Direction - Leave out the pictures and set down exactly the lines from the start of the listing through the one with "import * as", both included.

[Entries taken from a collection]
◇ ◇ ◇ ◇ ◇

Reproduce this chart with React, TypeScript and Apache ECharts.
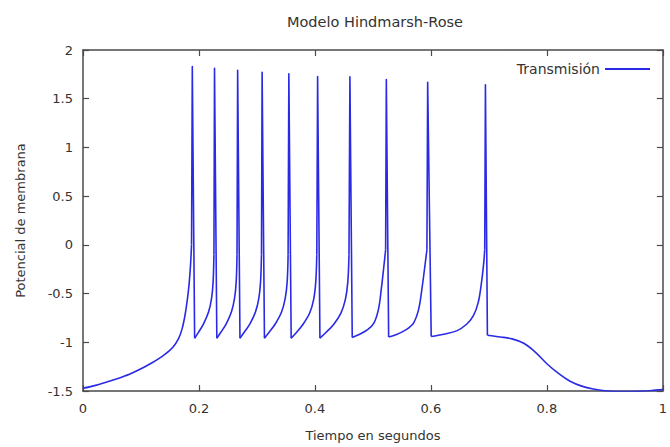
import React, { useEffect, useRef } from "react";
import * as echarts from "echarts";

// Membrane potential trace, read as [time (s), potential] pairs.
// Slow depolarisation before the first spike.
const onset: [number, number][] = [
  [0.0, -1.472], [0.02, -1.445], [0.04, -1.41], [0.06, -1.372], [0.08, -1.328],
  [0.1, -1.272], [0.12, -1.208], [0.14, -1.13], [0.155, -1.05], [0.165, -0.96],
  [0.171, -0.86], [0.176, -0.72], [0.18, -0.56], [0.183, -0.4], [0.1855, -0.2],
  [0.1872, 0.0],
];

// Spike maxima.
const peaks: [number, number][] = [
  [0.1885, 1.829], [0.2268, 1.813], [0.2667, 1.792], [0.3089, 1.772], [0.355, 1.757],
  [0.4046, 1.727], [0.4603, 1.724], [0.5231, 1.696], [0.5944, 1.669], [0.694, 1.642],
];

// After-hyperpolarisation and recovery between consecutive spikes.
const rise1: [number, number][] = [
  [0.1925, -0.958], [0.1994, -0.895], [0.2079, -0.81], [0.2165, -0.69],
  [0.2217, -0.55], [0.2244, -0.38], [0.2258, -0.1],
];
const rise2: [number, number][] = [
  [0.2308, -0.958], [0.238, -0.895], [0.247, -0.81], [0.2559, -0.69],
  [0.2613, -0.55], [0.2642, -0.38], [0.2656, -0.1],
];
const rise3: [number, number][] = [
  [0.2707, -0.958], [0.2783, -0.895], [0.2879, -0.81], [0.2974, -0.69],
  [0.3032, -0.55], [0.3062, -0.38], [0.3078, -0.1],
];
const rise4: [number, number][] = [
  [0.3129, -0.958], [0.3213, -0.895], [0.3318, -0.81], [0.3424, -0.69],
  [0.3487, -0.55], [0.3521, -0.38], [0.3537, -0.1],
];
const rise5: [number, number][] = [
  [0.359, -0.958], [0.3681, -0.9], [0.3795, -0.815], [0.3909, -0.7],
  [0.3978, -0.56], [0.4014, -0.38], [0.4032, -0.1],
];
const rise6: [number, number][] = [
  [0.4086, -0.958], [0.4189, -0.9], [0.4319, -0.82], [0.4448, -0.7],
  [0.4525, -0.56], [0.4567, -0.38], [0.4587, -0.1],
];
const rise7: [number, number][] = [
  [0.4643, -0.95], [0.4761, -0.92], [0.4908, -0.87], [0.5019, -0.8],
  [0.5096, -0.66], [0.5143, -0.46], [0.5196, -0.18], [0.5219, -0.05],
];
const rise8: [number, number][] = [
  [0.5271, -0.945], [0.5406, -0.92], [0.5574, -0.87], [0.5702, -0.8],
  [0.5789, -0.66], [0.5843, -0.46], [0.5904, -0.18], [0.5931, -0.05],
];
const rise9: [number, number][] = [
  [0.6005, -0.941], [0.6219, -0.917], [0.6444, -0.883], [0.6615, -0.815],
  [0.673, -0.73], [0.6815, -0.593], [0.6872, -0.388], [0.6911, -0.183], [0.6928, -0.047],
];

// Return to rest after the last spike.
const recovery: [number, number][] = [
  [0.6974, -0.927], [0.72, -0.945], [0.74, -0.965], [0.76, -1.01], [0.78, -1.1],
  [0.8, -1.22], [0.82, -1.32], [0.84, -1.4], [0.86, -1.45], [0.88, -1.48],
  [0.9, -1.497], [0.93, -1.506], [0.96, -1.503], [0.98, -1.495], [1.0, -1.485],
];

const xTicks = { min: 0, max: 1, step: 0.2 };
const yTicks = { min: -1.5, max: 2, step: 0.5 };

// Slow parts are smoothed; spikes are drawn as straight strokes joining them.
const slowParts = [onset, rise1, rise2, rise3, rise4, rise5, rise6, rise7, rise8, rise9, recovery];

const slowData: ([number, number] | null)[] = [];
slowParts.forEach((part, i) => {
  if (i > 0) slowData.push(null);
  slowData.push(...part);
});

const spikeData: ([number, number] | null)[] = [];
peaks.forEach((peak, i) => {
  const before = slowParts[i];
  const after = slowParts[i + 1];
  spikeData.push(before[before.length - 1], peak, after[0], null);
});

const FONT = "DejaVu Sans";
const TEXT = "#333";
const FRAME = "#4a4a4a";
const BLUE = "#2a2ae6";

export default function App() {
  const ref = useRef<HTMLDivElement>(null);

  useEffect(() => {
    if (!ref.current) return;
    const chart = echarts.init(ref.current, undefined, { renderer: "svg" });

    const frameAxis = {
      axisLine: { show: true, onZero: false, lineStyle: { color: FRAME, width: 1.5 } },
      axisTick: { show: true, inside: true, length: 6, lineStyle: { color: FRAME, width: 1.2 } },
      splitLine: { show: false },
    };

    chart.setOption({
      animation: false,
      backgroundColor: "#fff",
      textStyle: { fontFamily: FONT },
      title: {
        text: "Modelo Hindmarsh-Rose",
        left: 370,
        top: 9,
        textAlign: "center",
        textStyle: { fontFamily: FONT, fontSize: 14.5, fontWeight: "normal", color: TEXT },
      },
      legend: {
        right: 15,
        top: 57,
        align: "right",
        icon: "rect",
        itemWidth: 45,
        itemHeight: 2,
        itemGap: 8,
        textStyle: { fontFamily: FONT, fontSize: 14, color: TEXT },
        data: ["Transmisión"],
      },
      grid: { left: 83, right: 2, top: 50, bottom: 55 },
      xAxis: [
        {
          type: "value",
          position: "bottom",
          min: xTicks.min,
          max: xTicks.max,
          interval: xTicks.step,
          name: "Tiempo en segundos",
          nameLocation: "middle",
          nameGap: 38,
          nameTextStyle: { fontFamily: FONT, fontSize: 13, color: TEXT },
          axisLabel: { margin: 11, fontFamily: FONT, fontSize: 13, color: TEXT },
          ...frameAxis,
        },
        {
          type: "value",
          position: "top",
          min: xTicks.min,
          max: xTicks.max,
          interval: xTicks.step,
          axisLabel: { show: false },
          ...frameAxis,
        },
      ],
      yAxis: [
        {
          type: "value",
          position: "left",
          min: yTicks.min,
          max: yTicks.max,
          interval: yTicks.step,
          name: "Potencial de membrana",
          nameLocation: "middle",
          nameGap: 56,
          nameTextStyle: { fontFamily: FONT, fontSize: 13, color: TEXT },
          axisLabel: { margin: 10, fontFamily: FONT, fontSize: 13, color: TEXT },
          ...frameAxis,
        },
        {
          type: "value",
          position: "right",
          min: yTicks.min,
          max: yTicks.max,
          interval: yTicks.step,
          axisLabel: { show: false },
          ...frameAxis,
        },
      ],
      series: [
        {
          name: "Transmisión",
          type: "line",
          data: slowData,
          connectNulls: false,
          showSymbol: false,
          smooth: 0.35,
          color: BLUE,
          lineStyle: { color: BLUE, width: 1.6 },
        },
        {
          name: "Transmisión",
          type: "line",
          data: spikeData,
          connectNulls: false,
          showSymbol: false,
          smooth: false,
          color: BLUE,
          lineStyle: { color: BLUE, width: 1.6, join: "round" },
        },
      ],
    });

    return () => chart.dispose();
  }, []);

  return (
    <div
      ref={ref}
      style={{ position: "fixed", left: 0, top: 0, width: 670, height: 447 }}
    />
  );
}
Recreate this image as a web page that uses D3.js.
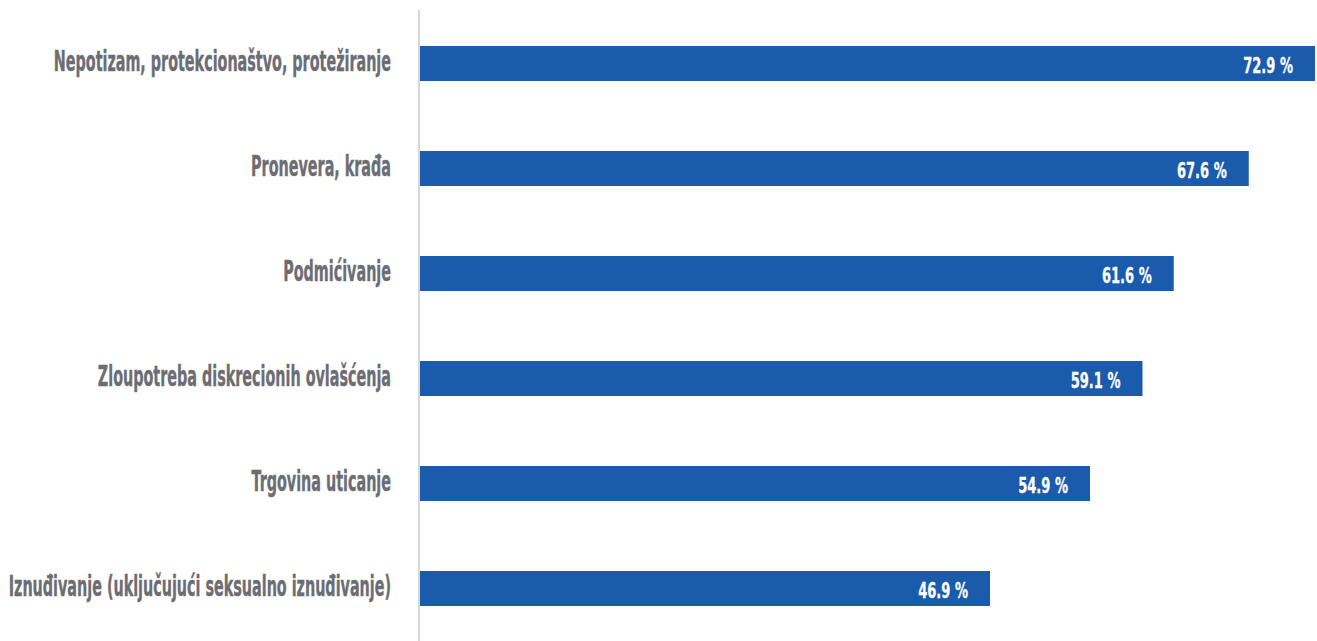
<!DOCTYPE html>
<html>
<head>
<meta charset="utf-8">
<script src="https://cdn.jsdelivr.net/npm/d3@7"></script>
<style>
  html, body { margin: 0; padding: 0; background: #ffffff; }
  svg { display: block; }
  .cat { font-family: "DejaVu Sans Condensed", "DejaVu Sans", sans-serif; font-weight: bold; fill: #6c6d72; stroke: #6c6d72; stroke-width: 0.4; }
  .val { font-family: "DejaVu Sans Condensed", "DejaVu Sans", sans-serif; font-weight: bold; fill: #ffffff; stroke: #ffffff; stroke-width: 0.3; }
</style>
</head>
<body>
<svg id="chart" width="1317" height="641"></svg>
<script>
// Forms of corruption and share of respondents (%)
const categories = [
  "Nepotizam, protekcionaštvo, protežiranje",
  "Pronevera, krađa",
  "Podmićivanje",
  "Zloupotreba diskrecionih ovlašćenja",
  "Trgovina uticanje",
  "Iznuđivanje (uključujući seksualno iznuđivanje)"
];
const values = [72.9, 67.6, 61.6, 59.1, 54.9, 46.9];
const valueLabels = ["72.9 %", "67.6 %", "61.6 %", "59.1 %", "54.9 %", "46.9 %"];
const axisMin = 1.3;
const axisMax = 72.9;

const width = 1317, height = 641;
const margin = { top: 11, right: 2, bottom: 0, left: 420 };

const svg = d3.select("#chart");

const x = d3.scaleLinear()
  .domain([axisMin, axisMax])
  .range([margin.left, width - margin.right]);

const y = d3.scaleBand()
  .domain(categories)
  .range([margin.top, height - margin.bottom])
  .paddingInner(2 / 3)
  .paddingOuter(1 / 3);

// bars
svg.append("g")
  .selectAll("rect")
  .data(values)
  .join("rect")
  .attr("x", x(axisMin))
  .attr("y", (d, i) => y(categories[i]))
  .attr("width", d => x(d) - x(axisMin))
  .attr("height", y.bandwidth())
  .attr("fill", "#1b5bab");

// vertical category axis line
svg.append("line")
  .attr("x1", x(axisMin) - 1).attr("x2", x(axisMin) - 1)
  .attr("y1", margin.top - 1).attr("y2", height)
  .attr("stroke", "#c8c8c8")
  .attr("stroke-width", 1.5);

// category labels (compressed heading style)
const catCondense = 0.57;
svg.append("g")
  .selectAll("text")
  .data(categories)
  .join("text")
  .attr("class", "cat")
  .attr("font-size", 28)
  .attr("text-anchor", "end")
  .attr("transform", d => `translate(${x(axisMin) - 29},${y(d) + y.bandwidth() / 2 + 7}) scale(${catCondense},1)`)
  .text(d => d);

// value labels inside bar ends
const valCondense = 0.66;
svg.append("g")
  .selectAll("text")
  .data(values)
  .join("text")
  .attr("class", "val")
  .attr("font-size", 22)
  .attr("text-anchor", "end")
  .attr("transform", (d, i) => `translate(${x(d) - 22},${y(categories[i]) + y.bandwidth() / 2 + 9}) scale(${valCondense},1)`)
  .text((d, i) => valueLabels[i]);
</script>
</body>
</html>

◇ ◇ ◇ ◇ ◇

Result for this task -
Reproduce this chart with React, TypeScript and Apache ECharts.
import React, { useEffect, useRef } from "react";
import * as echarts from "echarts";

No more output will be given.